[Source data]
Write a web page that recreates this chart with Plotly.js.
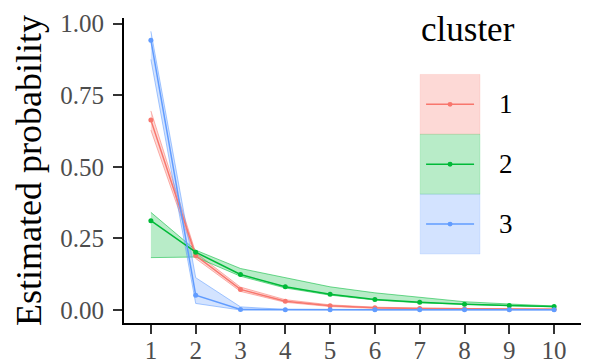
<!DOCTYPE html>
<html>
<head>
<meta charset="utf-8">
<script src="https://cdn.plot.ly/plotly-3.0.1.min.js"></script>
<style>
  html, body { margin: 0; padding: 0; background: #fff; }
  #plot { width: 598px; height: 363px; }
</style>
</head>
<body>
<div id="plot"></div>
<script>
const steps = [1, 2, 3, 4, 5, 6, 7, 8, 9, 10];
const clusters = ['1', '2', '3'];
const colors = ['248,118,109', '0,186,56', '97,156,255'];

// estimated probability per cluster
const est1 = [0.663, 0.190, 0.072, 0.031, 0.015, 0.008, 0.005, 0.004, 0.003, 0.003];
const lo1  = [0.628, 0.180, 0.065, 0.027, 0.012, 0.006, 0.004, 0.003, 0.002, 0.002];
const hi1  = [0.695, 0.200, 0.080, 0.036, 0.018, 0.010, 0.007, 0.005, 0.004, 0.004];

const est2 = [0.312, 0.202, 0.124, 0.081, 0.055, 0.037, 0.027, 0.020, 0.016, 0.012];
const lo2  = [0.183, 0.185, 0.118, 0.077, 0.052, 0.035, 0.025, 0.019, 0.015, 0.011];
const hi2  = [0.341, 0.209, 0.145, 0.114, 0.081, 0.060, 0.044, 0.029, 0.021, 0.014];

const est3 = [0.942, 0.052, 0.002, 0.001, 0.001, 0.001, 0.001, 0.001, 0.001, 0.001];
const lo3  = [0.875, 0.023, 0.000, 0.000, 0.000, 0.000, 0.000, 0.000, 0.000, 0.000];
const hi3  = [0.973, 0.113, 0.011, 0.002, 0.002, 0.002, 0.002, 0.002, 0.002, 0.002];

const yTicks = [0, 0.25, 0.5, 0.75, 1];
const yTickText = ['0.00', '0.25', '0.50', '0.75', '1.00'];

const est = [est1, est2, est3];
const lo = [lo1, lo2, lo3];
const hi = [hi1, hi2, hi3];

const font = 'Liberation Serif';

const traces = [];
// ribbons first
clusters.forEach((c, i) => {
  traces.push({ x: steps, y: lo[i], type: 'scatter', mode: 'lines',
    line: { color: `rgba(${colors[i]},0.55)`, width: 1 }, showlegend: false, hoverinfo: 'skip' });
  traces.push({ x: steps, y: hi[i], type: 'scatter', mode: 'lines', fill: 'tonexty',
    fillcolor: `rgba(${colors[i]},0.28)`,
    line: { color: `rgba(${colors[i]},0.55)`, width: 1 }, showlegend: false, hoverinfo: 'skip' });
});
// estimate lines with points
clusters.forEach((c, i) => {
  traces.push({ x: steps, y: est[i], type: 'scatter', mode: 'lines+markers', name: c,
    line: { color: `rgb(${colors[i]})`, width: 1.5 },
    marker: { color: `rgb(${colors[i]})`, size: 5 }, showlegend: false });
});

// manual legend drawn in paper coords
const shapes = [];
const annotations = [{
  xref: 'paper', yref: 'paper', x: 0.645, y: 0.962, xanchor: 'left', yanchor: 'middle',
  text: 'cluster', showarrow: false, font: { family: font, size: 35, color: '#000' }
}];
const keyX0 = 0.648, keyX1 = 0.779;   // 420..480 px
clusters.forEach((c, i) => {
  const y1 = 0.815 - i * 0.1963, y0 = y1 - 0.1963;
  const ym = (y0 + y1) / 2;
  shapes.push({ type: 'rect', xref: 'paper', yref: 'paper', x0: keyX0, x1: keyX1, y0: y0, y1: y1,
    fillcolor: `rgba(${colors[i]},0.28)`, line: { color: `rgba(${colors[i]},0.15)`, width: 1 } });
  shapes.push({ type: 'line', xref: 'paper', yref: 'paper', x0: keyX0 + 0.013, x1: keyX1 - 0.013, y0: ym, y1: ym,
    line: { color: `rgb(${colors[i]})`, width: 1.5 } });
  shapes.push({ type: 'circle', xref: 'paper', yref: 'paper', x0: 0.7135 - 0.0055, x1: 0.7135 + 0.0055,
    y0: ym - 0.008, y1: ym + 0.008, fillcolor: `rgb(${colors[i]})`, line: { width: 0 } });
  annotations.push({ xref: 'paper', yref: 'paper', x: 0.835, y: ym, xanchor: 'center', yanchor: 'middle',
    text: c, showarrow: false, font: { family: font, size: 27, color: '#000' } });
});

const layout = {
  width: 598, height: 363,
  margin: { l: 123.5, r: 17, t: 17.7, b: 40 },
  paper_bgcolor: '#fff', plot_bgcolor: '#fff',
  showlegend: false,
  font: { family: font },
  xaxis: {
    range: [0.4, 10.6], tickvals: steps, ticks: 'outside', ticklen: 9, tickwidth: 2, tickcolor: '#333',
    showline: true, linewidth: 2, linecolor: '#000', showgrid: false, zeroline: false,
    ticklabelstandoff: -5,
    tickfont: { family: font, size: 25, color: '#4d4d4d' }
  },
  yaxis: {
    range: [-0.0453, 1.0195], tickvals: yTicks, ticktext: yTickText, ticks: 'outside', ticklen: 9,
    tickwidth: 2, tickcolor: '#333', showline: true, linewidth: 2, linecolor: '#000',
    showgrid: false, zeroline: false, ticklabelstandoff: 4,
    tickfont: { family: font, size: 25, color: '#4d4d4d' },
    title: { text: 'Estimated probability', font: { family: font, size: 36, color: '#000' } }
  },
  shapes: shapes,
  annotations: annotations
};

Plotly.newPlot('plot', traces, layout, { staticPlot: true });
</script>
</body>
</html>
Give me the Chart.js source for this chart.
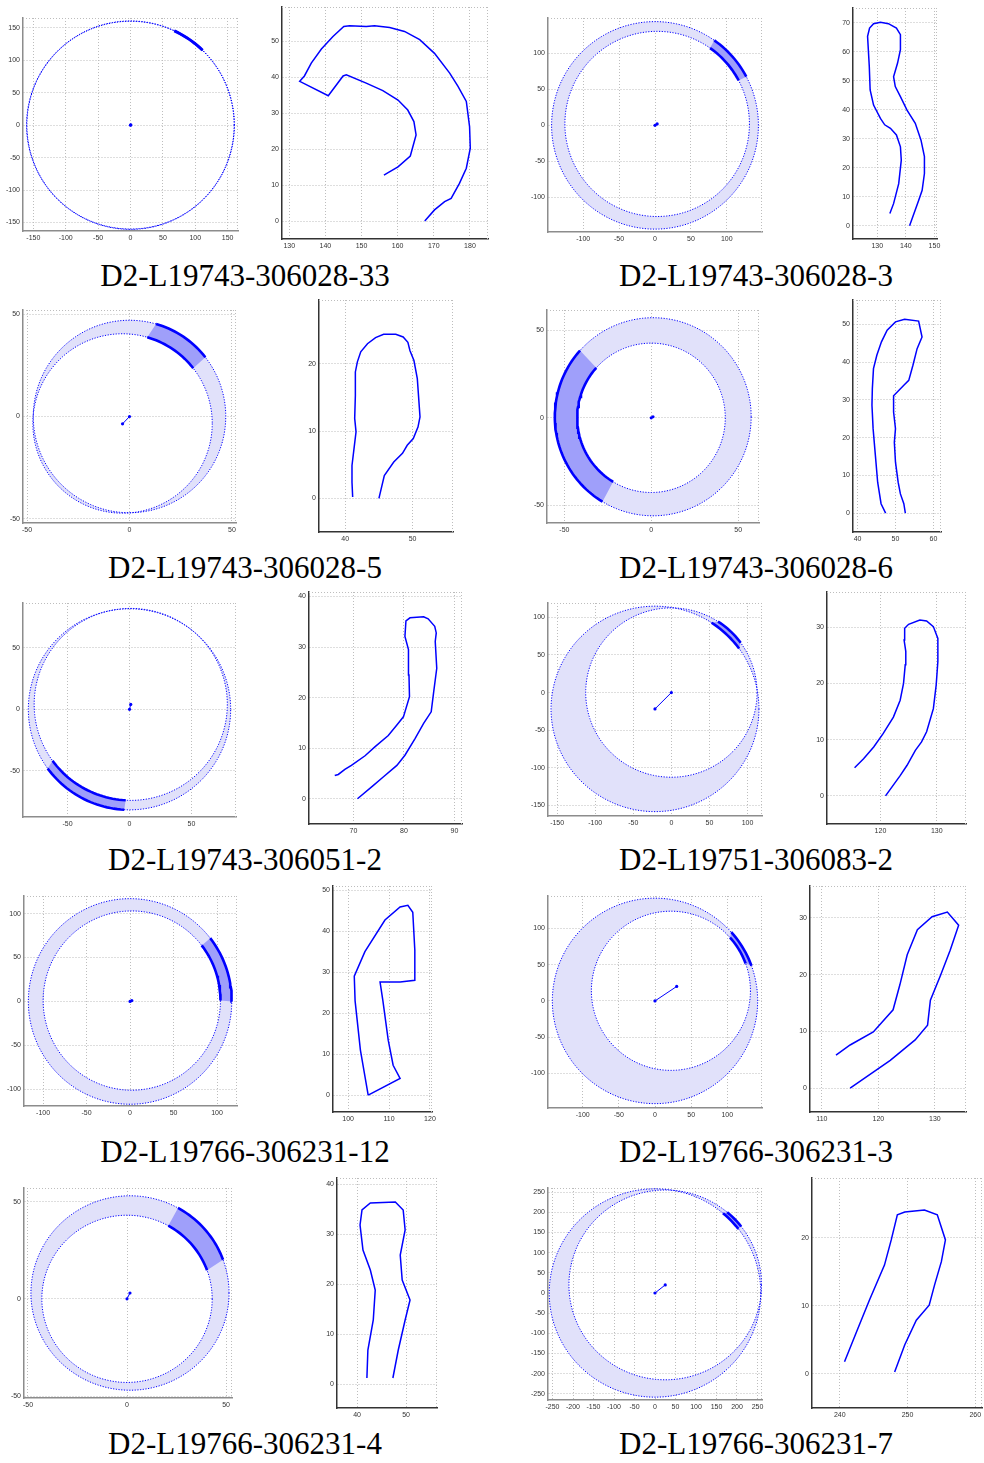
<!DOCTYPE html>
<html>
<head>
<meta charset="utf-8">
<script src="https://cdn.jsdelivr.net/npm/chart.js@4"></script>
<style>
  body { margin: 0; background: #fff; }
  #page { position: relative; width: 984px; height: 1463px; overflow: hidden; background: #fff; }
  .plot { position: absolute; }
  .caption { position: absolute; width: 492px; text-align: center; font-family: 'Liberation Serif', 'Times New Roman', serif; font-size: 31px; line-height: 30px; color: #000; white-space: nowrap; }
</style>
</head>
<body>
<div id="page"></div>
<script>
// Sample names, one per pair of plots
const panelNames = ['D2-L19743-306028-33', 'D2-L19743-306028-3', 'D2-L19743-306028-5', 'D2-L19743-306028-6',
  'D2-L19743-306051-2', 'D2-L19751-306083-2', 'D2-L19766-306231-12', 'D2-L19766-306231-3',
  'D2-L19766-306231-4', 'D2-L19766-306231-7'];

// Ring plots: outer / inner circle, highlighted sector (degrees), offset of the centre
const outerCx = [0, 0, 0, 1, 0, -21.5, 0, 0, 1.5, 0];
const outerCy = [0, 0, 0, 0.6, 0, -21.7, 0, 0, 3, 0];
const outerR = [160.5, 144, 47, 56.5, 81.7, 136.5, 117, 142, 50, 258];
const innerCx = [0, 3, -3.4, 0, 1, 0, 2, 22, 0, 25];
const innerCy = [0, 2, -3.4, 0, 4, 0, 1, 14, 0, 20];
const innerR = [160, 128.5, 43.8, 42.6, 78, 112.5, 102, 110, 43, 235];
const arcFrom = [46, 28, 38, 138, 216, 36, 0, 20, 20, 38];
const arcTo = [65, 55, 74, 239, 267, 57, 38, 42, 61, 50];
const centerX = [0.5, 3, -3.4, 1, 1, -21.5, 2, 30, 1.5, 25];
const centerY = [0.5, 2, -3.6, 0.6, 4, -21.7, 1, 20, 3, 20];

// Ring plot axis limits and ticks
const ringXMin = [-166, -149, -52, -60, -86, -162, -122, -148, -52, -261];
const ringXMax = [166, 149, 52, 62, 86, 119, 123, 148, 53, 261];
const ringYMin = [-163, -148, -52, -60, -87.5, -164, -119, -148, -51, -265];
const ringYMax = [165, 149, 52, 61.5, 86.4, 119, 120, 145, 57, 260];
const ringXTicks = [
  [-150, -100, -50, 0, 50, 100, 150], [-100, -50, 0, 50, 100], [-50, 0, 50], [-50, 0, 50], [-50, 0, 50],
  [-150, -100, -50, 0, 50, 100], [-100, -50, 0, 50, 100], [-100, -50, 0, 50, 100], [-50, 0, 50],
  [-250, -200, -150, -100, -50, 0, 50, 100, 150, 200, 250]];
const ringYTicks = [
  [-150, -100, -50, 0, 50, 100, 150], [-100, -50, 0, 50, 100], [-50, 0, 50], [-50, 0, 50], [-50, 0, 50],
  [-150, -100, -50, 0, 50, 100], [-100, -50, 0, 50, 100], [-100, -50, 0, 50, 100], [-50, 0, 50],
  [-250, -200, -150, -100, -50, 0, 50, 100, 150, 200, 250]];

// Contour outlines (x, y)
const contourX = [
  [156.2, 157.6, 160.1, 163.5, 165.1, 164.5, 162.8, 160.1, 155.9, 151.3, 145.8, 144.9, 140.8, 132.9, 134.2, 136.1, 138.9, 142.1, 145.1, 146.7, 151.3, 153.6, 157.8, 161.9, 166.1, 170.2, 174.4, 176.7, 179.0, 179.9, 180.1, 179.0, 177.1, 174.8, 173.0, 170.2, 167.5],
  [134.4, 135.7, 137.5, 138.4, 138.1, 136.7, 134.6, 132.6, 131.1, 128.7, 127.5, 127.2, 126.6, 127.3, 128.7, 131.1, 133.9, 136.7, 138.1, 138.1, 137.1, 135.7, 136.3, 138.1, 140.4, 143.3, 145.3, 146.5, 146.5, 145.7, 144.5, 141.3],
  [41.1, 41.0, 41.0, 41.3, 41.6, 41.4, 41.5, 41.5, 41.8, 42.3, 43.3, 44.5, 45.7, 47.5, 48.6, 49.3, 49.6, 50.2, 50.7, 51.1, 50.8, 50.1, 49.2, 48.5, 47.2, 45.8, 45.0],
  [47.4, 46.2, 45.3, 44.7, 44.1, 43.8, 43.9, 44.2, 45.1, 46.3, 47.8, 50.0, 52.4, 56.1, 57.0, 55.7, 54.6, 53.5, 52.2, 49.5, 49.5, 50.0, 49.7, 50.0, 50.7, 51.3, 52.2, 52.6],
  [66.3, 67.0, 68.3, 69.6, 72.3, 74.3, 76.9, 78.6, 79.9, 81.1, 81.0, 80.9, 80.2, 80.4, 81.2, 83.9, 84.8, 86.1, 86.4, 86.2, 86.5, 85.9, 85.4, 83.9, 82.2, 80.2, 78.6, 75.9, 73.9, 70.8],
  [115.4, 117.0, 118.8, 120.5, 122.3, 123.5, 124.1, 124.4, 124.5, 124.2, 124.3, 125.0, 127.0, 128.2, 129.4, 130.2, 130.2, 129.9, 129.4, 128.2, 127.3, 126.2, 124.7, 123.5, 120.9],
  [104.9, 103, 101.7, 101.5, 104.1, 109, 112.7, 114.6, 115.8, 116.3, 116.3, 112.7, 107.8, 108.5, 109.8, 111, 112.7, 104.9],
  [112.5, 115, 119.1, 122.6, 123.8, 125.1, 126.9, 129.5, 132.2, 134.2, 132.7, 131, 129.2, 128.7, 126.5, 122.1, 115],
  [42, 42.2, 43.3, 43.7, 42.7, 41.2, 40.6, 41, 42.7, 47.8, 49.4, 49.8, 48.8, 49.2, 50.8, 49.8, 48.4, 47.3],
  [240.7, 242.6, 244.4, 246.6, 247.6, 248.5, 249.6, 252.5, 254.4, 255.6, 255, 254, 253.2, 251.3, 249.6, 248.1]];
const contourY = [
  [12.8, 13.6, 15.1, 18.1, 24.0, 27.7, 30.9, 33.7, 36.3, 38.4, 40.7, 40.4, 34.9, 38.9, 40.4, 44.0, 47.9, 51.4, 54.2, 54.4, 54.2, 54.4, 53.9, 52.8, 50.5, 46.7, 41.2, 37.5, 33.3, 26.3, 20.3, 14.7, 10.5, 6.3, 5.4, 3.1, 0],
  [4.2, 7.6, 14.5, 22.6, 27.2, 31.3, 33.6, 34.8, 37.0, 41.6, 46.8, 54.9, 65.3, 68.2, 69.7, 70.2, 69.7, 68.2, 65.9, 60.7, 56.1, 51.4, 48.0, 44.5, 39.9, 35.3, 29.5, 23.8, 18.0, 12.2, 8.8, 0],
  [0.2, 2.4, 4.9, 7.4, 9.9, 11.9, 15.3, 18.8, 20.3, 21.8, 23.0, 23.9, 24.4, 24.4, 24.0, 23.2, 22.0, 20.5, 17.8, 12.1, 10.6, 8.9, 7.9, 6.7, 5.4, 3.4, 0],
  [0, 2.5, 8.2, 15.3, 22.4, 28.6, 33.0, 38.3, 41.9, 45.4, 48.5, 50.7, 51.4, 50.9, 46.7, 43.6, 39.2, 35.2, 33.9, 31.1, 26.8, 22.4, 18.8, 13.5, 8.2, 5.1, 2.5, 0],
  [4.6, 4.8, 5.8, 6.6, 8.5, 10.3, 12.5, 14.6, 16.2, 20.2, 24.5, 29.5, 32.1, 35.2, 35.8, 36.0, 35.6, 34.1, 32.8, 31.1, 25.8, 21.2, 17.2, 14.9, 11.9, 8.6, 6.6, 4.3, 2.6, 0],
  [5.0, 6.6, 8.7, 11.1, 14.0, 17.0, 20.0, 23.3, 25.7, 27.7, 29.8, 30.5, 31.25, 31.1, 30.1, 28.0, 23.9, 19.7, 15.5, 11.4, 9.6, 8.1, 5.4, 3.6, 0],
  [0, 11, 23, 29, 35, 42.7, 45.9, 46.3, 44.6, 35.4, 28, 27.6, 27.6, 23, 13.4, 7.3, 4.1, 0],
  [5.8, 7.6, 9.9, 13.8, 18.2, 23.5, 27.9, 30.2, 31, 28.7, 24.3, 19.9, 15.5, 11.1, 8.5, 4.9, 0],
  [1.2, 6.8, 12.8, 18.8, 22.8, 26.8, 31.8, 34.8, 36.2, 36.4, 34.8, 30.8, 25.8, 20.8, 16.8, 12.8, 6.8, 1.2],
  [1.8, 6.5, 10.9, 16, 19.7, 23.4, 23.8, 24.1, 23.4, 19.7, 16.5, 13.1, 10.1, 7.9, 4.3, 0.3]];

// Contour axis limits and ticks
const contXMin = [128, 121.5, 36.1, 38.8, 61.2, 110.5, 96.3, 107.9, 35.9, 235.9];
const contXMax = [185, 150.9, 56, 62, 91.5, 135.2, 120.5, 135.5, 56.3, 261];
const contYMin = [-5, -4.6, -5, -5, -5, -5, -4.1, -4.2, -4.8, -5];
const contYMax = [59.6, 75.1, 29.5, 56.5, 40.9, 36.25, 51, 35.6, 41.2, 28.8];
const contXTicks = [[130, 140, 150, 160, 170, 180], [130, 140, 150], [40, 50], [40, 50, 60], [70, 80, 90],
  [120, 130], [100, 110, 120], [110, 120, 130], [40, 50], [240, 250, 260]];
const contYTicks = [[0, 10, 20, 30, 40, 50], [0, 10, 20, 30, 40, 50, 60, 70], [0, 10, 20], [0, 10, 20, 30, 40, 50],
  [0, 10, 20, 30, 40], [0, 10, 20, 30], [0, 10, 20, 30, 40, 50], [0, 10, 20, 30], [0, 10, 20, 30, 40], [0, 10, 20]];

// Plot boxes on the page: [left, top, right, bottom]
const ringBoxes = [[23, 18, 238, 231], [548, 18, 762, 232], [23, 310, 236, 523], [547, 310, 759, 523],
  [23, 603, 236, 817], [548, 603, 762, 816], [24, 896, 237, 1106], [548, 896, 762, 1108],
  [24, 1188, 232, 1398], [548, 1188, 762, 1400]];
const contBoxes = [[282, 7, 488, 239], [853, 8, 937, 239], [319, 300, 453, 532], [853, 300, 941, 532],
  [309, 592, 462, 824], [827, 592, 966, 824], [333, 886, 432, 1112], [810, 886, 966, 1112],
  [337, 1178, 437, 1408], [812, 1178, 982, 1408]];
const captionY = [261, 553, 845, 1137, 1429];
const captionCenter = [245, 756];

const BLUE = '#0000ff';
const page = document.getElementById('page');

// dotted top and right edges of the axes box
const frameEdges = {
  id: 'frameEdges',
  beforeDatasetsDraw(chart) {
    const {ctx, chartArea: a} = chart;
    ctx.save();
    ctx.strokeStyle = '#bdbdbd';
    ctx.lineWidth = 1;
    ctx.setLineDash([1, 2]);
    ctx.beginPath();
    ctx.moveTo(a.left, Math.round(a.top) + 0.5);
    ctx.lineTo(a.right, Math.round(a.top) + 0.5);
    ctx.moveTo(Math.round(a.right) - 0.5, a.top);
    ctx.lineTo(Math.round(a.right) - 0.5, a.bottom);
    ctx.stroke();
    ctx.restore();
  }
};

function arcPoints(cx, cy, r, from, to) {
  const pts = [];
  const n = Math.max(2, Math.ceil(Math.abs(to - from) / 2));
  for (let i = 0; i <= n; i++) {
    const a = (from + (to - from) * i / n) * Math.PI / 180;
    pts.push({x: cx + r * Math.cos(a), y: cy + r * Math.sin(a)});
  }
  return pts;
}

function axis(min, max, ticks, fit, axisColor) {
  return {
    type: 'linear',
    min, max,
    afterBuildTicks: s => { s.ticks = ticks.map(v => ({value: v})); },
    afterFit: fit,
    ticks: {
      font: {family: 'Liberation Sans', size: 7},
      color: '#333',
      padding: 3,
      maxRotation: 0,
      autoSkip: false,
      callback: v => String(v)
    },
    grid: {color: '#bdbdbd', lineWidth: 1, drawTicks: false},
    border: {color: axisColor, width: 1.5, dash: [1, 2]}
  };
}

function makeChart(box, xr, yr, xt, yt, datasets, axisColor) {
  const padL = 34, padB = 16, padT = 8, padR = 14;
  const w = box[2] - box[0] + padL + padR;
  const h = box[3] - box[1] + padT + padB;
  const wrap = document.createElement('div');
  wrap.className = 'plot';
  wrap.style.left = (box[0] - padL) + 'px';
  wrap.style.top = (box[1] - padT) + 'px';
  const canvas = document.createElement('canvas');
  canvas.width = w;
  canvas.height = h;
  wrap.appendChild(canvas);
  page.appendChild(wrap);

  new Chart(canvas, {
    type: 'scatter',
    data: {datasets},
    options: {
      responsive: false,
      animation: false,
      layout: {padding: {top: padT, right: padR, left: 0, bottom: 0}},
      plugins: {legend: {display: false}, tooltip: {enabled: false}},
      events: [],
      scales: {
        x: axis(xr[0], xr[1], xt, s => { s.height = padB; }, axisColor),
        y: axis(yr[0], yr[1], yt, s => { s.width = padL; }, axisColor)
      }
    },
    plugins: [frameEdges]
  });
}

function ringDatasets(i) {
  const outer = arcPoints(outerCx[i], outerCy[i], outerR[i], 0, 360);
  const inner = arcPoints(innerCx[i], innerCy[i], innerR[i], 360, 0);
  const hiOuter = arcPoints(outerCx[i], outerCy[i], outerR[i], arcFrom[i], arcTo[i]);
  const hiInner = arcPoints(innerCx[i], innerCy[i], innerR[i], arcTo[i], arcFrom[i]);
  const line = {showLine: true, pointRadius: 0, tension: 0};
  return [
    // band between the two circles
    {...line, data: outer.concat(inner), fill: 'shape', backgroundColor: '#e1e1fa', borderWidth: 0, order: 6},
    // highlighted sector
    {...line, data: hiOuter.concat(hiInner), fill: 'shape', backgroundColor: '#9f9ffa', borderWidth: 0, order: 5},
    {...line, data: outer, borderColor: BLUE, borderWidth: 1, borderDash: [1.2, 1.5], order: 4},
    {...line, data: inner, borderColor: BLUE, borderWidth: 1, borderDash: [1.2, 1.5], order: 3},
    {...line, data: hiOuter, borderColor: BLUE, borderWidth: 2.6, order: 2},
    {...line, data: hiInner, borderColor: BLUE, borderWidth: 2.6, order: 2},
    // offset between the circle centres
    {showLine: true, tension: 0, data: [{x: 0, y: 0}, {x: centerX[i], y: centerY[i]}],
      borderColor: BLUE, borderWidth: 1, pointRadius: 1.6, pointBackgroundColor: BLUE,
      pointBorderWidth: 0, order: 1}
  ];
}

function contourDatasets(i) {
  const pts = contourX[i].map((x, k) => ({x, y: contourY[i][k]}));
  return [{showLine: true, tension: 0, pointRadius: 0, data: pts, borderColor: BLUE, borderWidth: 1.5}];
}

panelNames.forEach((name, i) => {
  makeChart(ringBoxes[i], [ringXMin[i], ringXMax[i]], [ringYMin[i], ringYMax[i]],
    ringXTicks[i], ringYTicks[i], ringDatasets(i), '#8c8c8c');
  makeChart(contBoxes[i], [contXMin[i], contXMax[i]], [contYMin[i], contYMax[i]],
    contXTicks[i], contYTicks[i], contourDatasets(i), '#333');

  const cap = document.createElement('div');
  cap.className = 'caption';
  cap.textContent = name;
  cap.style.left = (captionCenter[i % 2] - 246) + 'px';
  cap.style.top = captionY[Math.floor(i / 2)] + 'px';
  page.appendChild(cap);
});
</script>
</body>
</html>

• Exercise directions:
Both the first line of the records above and the line containing "const yTickText = ['0.00', '0.25', '0.50', '0.75', '1.00'];" belong in the copy; please return them and every line between, exactly, minus the pictures.

• Response below:
Write a web page that recreates this chart with Plotly.js.
<!DOCTYPE html>
<html>
<head>
<meta charset="utf-8">
<script src="https://cdn.plot.ly/plotly-3.0.1.min.js"></script>
<style>
  html, body { margin: 0; padding: 0; background: #fff; }
  #plot { width: 598px; height: 363px; }
</style>
</head>
<body>
<div id="plot"></div>
<script>
const steps = [1, 2, 3, 4, 5, 6, 7, 8, 9, 10];
const clusters = ['1', '2', '3'];
const colors = ['248,118,109', '0,186,56', '97,156,255'];

// estimated probability per cluster
const est1 = [0.663, 0.190, 0.072, 0.031, 0.015, 0.008, 0.005, 0.004, 0.003, 0.003];
const lo1  = [0.628, 0.180, 0.065, 0.027, 0.012, 0.006, 0.004, 0.003, 0.002, 0.002];
const hi1  = [0.695, 0.200, 0.080, 0.036, 0.018, 0.010, 0.007, 0.005, 0.004, 0.004];

const est2 = [0.312, 0.202, 0.124, 0.081, 0.055, 0.037, 0.027, 0.020, 0.016, 0.012];
const lo2  = [0.183, 0.185, 0.118, 0.077, 0.052, 0.035, 0.025, 0.019, 0.015, 0.011];
const hi2  = [0.341, 0.209, 0.145, 0.114, 0.081, 0.060, 0.044, 0.029, 0.021, 0.014];

const est3 = [0.942, 0.052, 0.002, 0.001, 0.001, 0.001, 0.001, 0.001, 0.001, 0.001];
const lo3  = [0.875, 0.023, 0.000, 0.000, 0.000, 0.000, 0.000, 0.000, 0.000, 0.000];
const hi3  = [0.973, 0.113, 0.011, 0.002, 0.002, 0.002, 0.002, 0.002, 0.002, 0.002];

const yTicks = [0, 0.25, 0.5, 0.75, 1];
const yTickText = ['0.00', '0.25', '0.50', '0.75', '1.00'];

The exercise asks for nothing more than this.